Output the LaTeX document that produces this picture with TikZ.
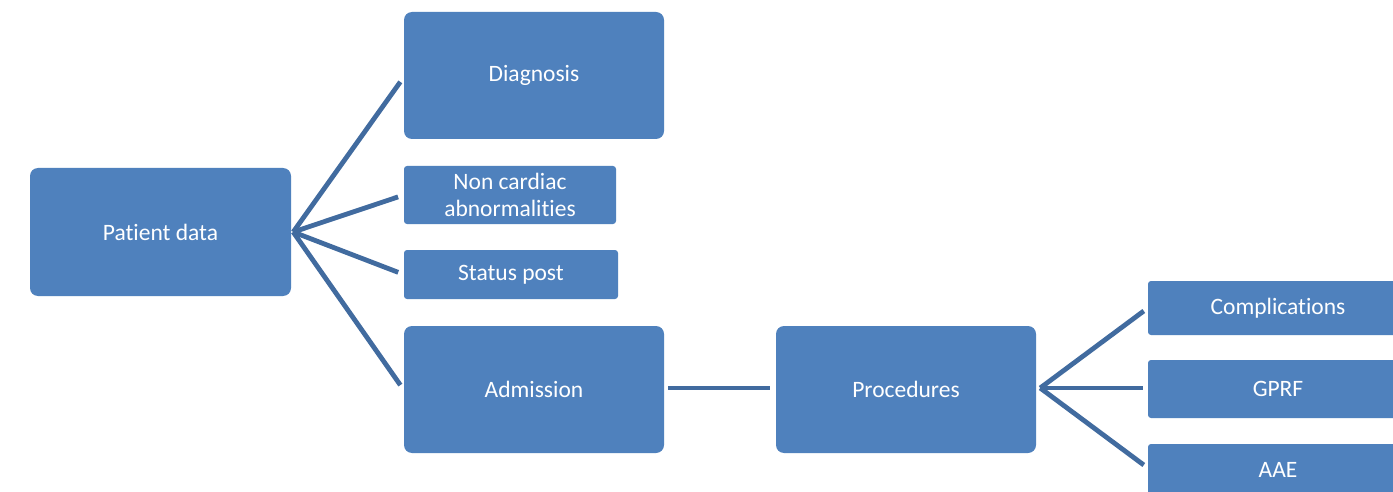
\documentclass[tikz,border=0pt]{standalone}
\usepackage{fontspec}
\setmainfont{Carlito}[Ligatures=NoCommon, RawFeature={-calt;-dlig}]
\usetikzlibrary{calc}
\definecolor{boxblue}{HTML}{4F81BD}
\definecolor{lineblue}{HTML}{416B9F}
\tikzset{
  box/.style={fill=boxblue, draw=none, text=white, align=center,
    font=\fontsize{23.5}{27}\selectfont, inner sep=0pt, rounded corners=8pt},
  smallbox/.style={box, rounded corners=3pt},
  conn/.style={draw=lineblue, line width=4.8pt, line cap=butt},
}
\begin{document}
\begin{tikzpicture}[x=1pt,y=-1pt]
\useasboundingbox (0,0) rectangle (1393,492);
\clip (0,0) rectangle (1393,492);
\fill[white] (0,0) rectangle (1393,492);
\node[box, minimum width=261pt, minimum height=128pt] (pd) at (160.5,232) {Pat\kern0pt ient data};
\node[box, minimum width=260pt, minimum height=127pt] (diag) at (534,75.5) {Diagnosis};
\node[smallbox, minimum width=212pt, minimum height=58pt] (nc) at (510,195) {Non cardiac\\abnormalit\kern0pt ies};
\node[smallbox, minimum width=214pt, minimum height=49pt] (sp) at (511,274.5) {Status post};
\node[box, minimum width=260pt, minimum height=127pt] (adm) at (534,389.5) {Admission};
\node[box, minimum width=260pt, minimum height=127pt] (proc) at (906,389.5) {Procedures};
\node[smallbox, minimum width=260pt, minimum height=54pt] (comp) at (1278,308) {Complicat\kern0pt ions};
\node[smallbox, minimum width=260pt, minimum height=58pt] (gprf) at (1278,389) {GPRF};
\node[smallbox, minimum width=260pt, minimum height=52pt] (aae) at (1278,470) {AAE};
\coordinate (pdx) at ($(pd.east)+(2,0)$);
\coordinate (procx) at ($(proc.east)+(4,-1.5)$);
\draw[conn, shorten >=6pt] (pdx) -- ($(diag.west)+(0,1.5)$);
\draw[conn, shorten >=6pt] (pdx) -- (nc.west);
\draw[conn, shorten >=6pt] (pdx) -- (sp.west);
\draw[conn, shorten >=6pt] (pdx) -- ($(adm.west)+(0,0.5)$);
\draw[conn, shorten <=4pt, shorten >=6pt] ($(adm.east)+(0,-1.5)$) -- ($(proc.west)+(0,-1.5)$);
\draw[conn, shorten >=5pt] (procx) -- (comp.west);
\draw[conn, shorten >=5pt] (procx) -- ($(gprf.west)+(0,-1)$);
\draw[conn, shorten >=5pt] (procx) -- ($(aae.west)+(0,-2)$);
\end{tikzpicture}
\end{document}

### Required task
Leave the pictures out and copy the rest of the data exactly.

### Task response
Output the LaTeX document that produces this picture with TikZ.
\documentclass[tikz,border=0pt]{standalone}
\usepackage{fontspec}
\setmainfont{Carlito}[Ligatures=NoCommon, RawFeature={-calt;-dlig}]
\usetikzlibrary{calc}
\definecolor{boxblue}{HTML}{4F81BD}
\definecolor{lineblue}{HTML}{416B9F}
\tikzset{
  box/.style={fill=boxblue, draw=none, text=white, align=center,
    font=\fontsize{23.5}{27}\selectfont, inner sep=0pt, rounded corners=8pt},
  smallbox/.style={box, rounded corners=3pt},
  conn/.style={draw=lineblue, line width=4.8pt, line cap=butt},
}
\begin{document}
\begin{tikzpicture}[x=1pt,y=-1pt]
\useasboundingbox (0,0) rectangle (1393,492);
\clip (0,0) rectangle (1393,492);
\fill[white] (0,0) rectangle (1393,492);
\node[box, minimum width=261pt, minimum height=128pt] (pd) at (160.5,232) {Pat\kern0pt ient data};
\node[box, minimum width=260pt, minimum height=127pt] (diag) at (534,75.5) {Diagnosis};
\node[smallbox, minimum width=212pt, minimum height=58pt] (nc) at (510,195) {Non cardiac\\abnormalit\kern0pt ies};
\node[smallbox, minimum width=214pt, minimum height=49pt] (sp) at (511,274.5) {Status post};
\node[box, minimum width=260pt, minimum height=127pt] (adm) at (534,389.5) {Admission};
\node[box, minimum width=260pt, minimum height=127pt] (proc) at (906,389.5) {Procedures};
\node[smallbox, minimum width=260pt, minimum height=54pt] (comp) at (1278,308) {Complicat\kern0pt ions};
\node[smallbox, minimum width=260pt, minimum height=58pt] (gprf) at (1278,389) {GPRF};
\node[smallbox, minimum width=260pt, minimum height=52pt] (aae) at (1278,470) {AAE};
\coordinate (pdx) at ($(pd.east)+(2,0)$);
\coordinate (procx) at ($(proc.east)+(4,-1.5)$);
\draw[conn, shorten >=6pt] (pdx) -- ($(diag.west)+(0,1.5)$);
\draw[conn, shorten >=6pt] (pdx) -- (nc.west);
\draw[conn, shorten >=6pt] (pdx) -- (sp.west);
\draw[conn, shorten >=6pt] (pdx) -- ($(adm.west)+(0,0.5)$);
\draw[conn, shorten <=4pt, shorten >=6pt] ($(adm.east)+(0,-1.5)$) -- ($(proc.west)+(0,-1.5)$);
\draw[conn, shorten >=5pt] (procx) -- (comp.west);
\draw[conn, shorten >=5pt] (procx) -- ($(gprf.west)+(0,-1)$);
\draw[conn, shorten >=5pt] (procx) -- ($(aae.west)+(0,-2)$);
\end{tikzpicture}
\end{document}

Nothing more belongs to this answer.